— start Provided data —

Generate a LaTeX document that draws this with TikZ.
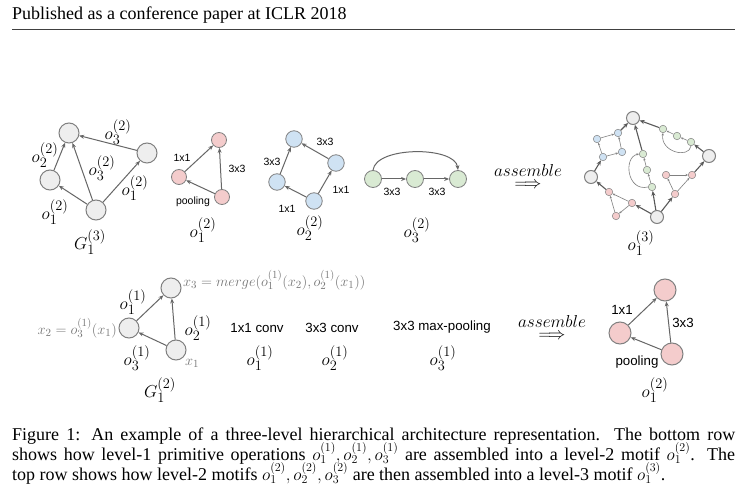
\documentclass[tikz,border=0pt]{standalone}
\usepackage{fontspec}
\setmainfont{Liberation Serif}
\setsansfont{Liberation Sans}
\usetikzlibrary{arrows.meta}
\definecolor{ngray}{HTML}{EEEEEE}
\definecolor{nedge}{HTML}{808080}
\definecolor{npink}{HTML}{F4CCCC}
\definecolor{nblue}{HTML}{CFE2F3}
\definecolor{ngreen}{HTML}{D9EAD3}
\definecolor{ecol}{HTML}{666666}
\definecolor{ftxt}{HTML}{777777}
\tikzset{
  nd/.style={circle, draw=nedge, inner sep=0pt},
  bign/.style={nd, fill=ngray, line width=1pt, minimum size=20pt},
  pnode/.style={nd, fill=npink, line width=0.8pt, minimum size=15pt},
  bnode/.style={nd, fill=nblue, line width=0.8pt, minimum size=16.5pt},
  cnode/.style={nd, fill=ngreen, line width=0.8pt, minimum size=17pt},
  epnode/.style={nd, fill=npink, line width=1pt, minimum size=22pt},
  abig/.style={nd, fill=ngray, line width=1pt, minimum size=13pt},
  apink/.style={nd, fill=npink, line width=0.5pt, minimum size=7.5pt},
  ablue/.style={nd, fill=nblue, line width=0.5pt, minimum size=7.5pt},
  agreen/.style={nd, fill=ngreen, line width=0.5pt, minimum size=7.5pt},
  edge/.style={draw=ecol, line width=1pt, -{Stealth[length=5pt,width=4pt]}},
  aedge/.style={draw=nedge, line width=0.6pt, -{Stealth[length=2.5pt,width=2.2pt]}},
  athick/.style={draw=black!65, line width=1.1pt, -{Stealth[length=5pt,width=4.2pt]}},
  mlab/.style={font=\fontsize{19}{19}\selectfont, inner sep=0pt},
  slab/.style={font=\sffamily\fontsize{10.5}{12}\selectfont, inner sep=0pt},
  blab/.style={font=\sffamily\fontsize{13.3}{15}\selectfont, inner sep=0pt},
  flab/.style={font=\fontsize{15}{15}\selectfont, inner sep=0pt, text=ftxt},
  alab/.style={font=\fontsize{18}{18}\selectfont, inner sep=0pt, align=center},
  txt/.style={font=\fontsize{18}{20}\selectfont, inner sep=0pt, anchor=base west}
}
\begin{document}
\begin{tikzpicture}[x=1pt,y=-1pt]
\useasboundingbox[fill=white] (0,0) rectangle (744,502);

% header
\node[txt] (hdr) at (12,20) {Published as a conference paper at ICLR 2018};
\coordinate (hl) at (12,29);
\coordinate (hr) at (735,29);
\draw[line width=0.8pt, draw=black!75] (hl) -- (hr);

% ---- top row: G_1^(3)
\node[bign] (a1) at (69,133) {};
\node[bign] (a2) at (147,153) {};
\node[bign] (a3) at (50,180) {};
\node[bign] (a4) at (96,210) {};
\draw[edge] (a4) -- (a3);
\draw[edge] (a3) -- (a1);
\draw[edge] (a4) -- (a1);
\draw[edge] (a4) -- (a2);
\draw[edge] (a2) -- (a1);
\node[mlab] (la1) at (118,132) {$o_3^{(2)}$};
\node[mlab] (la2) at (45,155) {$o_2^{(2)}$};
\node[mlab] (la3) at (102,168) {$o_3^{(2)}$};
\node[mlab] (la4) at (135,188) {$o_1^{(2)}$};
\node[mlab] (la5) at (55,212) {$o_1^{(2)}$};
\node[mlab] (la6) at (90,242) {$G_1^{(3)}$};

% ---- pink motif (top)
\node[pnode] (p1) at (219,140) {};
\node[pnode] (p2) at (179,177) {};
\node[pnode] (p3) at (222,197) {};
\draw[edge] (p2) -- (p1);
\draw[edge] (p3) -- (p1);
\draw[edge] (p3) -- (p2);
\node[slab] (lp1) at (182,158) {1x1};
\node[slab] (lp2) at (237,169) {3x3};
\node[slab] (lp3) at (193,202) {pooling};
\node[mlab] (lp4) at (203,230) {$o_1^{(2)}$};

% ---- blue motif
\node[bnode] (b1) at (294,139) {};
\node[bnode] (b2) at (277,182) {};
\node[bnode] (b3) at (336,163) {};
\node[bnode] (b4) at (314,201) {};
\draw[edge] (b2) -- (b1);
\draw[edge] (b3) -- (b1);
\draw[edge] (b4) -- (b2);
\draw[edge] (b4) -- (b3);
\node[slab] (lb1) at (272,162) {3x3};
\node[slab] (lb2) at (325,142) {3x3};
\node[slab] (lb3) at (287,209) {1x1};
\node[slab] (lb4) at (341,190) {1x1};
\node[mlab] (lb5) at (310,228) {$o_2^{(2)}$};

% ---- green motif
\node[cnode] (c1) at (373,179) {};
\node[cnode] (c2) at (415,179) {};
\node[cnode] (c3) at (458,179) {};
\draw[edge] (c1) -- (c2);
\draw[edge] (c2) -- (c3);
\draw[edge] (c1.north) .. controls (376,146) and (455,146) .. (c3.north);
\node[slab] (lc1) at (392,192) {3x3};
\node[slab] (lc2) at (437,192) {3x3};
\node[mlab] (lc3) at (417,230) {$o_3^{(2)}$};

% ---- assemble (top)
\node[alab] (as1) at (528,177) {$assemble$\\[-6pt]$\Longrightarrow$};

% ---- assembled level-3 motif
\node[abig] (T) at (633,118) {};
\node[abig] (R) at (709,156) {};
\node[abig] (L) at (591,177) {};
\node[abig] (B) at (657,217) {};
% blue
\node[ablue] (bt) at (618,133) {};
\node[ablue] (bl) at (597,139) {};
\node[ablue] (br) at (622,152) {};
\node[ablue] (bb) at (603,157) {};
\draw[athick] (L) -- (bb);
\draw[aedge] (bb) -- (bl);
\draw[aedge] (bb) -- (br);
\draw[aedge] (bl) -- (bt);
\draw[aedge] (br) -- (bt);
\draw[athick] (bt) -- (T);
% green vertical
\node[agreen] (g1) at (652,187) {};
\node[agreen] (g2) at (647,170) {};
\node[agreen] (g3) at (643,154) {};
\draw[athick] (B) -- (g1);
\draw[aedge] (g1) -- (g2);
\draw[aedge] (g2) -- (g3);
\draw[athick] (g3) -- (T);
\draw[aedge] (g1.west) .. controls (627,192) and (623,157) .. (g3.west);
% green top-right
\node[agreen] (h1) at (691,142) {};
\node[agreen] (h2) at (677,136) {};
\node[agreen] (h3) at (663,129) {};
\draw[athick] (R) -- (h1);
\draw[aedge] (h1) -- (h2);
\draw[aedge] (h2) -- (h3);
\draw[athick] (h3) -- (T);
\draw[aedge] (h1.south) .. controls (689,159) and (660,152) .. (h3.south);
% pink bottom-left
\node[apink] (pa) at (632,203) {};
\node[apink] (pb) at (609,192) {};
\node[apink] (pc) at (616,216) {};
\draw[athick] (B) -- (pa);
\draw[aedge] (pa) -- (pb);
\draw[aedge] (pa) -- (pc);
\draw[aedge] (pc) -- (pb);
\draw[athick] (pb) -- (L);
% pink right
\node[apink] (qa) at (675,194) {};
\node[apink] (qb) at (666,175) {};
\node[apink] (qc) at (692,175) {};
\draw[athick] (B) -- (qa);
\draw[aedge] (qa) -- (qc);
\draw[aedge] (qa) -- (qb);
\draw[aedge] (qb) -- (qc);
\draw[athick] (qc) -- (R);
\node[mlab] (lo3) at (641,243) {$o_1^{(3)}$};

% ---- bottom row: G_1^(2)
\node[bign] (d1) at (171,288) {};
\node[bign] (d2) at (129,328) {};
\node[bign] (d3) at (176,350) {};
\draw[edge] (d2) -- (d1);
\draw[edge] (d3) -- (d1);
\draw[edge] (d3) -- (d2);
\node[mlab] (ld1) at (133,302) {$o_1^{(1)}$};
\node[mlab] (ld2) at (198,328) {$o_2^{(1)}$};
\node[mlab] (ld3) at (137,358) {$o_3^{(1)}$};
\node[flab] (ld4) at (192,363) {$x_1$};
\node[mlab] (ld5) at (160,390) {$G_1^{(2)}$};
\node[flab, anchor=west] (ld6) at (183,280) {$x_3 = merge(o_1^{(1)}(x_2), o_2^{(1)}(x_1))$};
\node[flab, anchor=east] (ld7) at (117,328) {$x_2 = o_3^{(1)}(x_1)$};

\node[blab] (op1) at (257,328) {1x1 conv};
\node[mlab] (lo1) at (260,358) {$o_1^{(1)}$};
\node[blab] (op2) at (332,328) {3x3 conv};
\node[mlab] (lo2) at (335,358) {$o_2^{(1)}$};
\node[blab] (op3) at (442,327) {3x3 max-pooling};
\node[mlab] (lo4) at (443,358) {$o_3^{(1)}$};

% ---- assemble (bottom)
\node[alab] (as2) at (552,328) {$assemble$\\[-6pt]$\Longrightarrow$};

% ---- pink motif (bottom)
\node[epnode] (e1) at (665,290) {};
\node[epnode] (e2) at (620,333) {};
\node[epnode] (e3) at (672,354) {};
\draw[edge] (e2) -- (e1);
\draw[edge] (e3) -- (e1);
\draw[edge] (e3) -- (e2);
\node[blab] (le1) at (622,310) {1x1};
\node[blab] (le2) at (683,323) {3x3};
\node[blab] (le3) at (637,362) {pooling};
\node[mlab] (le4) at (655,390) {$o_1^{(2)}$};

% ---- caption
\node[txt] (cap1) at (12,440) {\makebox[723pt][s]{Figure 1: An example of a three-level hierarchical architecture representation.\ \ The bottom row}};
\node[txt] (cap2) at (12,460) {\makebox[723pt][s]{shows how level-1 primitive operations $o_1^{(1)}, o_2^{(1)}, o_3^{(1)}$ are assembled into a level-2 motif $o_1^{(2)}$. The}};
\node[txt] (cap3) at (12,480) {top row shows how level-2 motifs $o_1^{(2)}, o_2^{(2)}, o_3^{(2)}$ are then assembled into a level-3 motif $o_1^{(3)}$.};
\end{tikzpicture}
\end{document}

— end Provided data —

- [The request]: Leave out any pictures, please, and quote only the lines from the top of the data through the line that contains "draw=black!75] (hl) -- (hr);".

- [Reply to the task]:
Generate a LaTeX document that draws this with TikZ.
\documentclass[tikz,border=0pt]{standalone}
\usepackage{fontspec}
\setmainfont{Liberation Serif}
\setsansfont{Liberation Sans}
\usetikzlibrary{arrows.meta}
\definecolor{ngray}{HTML}{EEEEEE}
\definecolor{nedge}{HTML}{808080}
\definecolor{npink}{HTML}{F4CCCC}
\definecolor{nblue}{HTML}{CFE2F3}
\definecolor{ngreen}{HTML}{D9EAD3}
\definecolor{ecol}{HTML}{666666}
\definecolor{ftxt}{HTML}{777777}
\tikzset{
  nd/.style={circle, draw=nedge, inner sep=0pt},
  bign/.style={nd, fill=ngray, line width=1pt, minimum size=20pt},
  pnode/.style={nd, fill=npink, line width=0.8pt, minimum size=15pt},
  bnode/.style={nd, fill=nblue, line width=0.8pt, minimum size=16.5pt},
  cnode/.style={nd, fill=ngreen, line width=0.8pt, minimum size=17pt},
  epnode/.style={nd, fill=npink, line width=1pt, minimum size=22pt},
  abig/.style={nd, fill=ngray, line width=1pt, minimum size=13pt},
  apink/.style={nd, fill=npink, line width=0.5pt, minimum size=7.5pt},
  ablue/.style={nd, fill=nblue, line width=0.5pt, minimum size=7.5pt},
  agreen/.style={nd, fill=ngreen, line width=0.5pt, minimum size=7.5pt},
  edge/.style={draw=ecol, line width=1pt, -{Stealth[length=5pt,width=4pt]}},
  aedge/.style={draw=nedge, line width=0.6pt, -{Stealth[length=2.5pt,width=2.2pt]}},
  athick/.style={draw=black!65, line width=1.1pt, -{Stealth[length=5pt,width=4.2pt]}},
  mlab/.style={font=\fontsize{19}{19}\selectfont, inner sep=0pt},
  slab/.style={font=\sffamily\fontsize{10.5}{12}\selectfont, inner sep=0pt},
  blab/.style={font=\sffamily\fontsize{13.3}{15}\selectfont, inner sep=0pt},
  flab/.style={font=\fontsize{15}{15}\selectfont, inner sep=0pt, text=ftxt},
  alab/.style={font=\fontsize{18}{18}\selectfont, inner sep=0pt, align=center},
  txt/.style={font=\fontsize{18}{20}\selectfont, inner sep=0pt, anchor=base west}
}
\begin{document}
\begin{tikzpicture}[x=1pt,y=-1pt]
\useasboundingbox[fill=white] (0,0) rectangle (744,502);

% header
\node[txt] (hdr) at (12,20) {Published as a conference paper at ICLR 2018};
\coordinate (hl) at (12,29);
\coordinate (hr) at (735,29);
\draw[line width=0.8pt, draw=black!75] (hl) -- (hr);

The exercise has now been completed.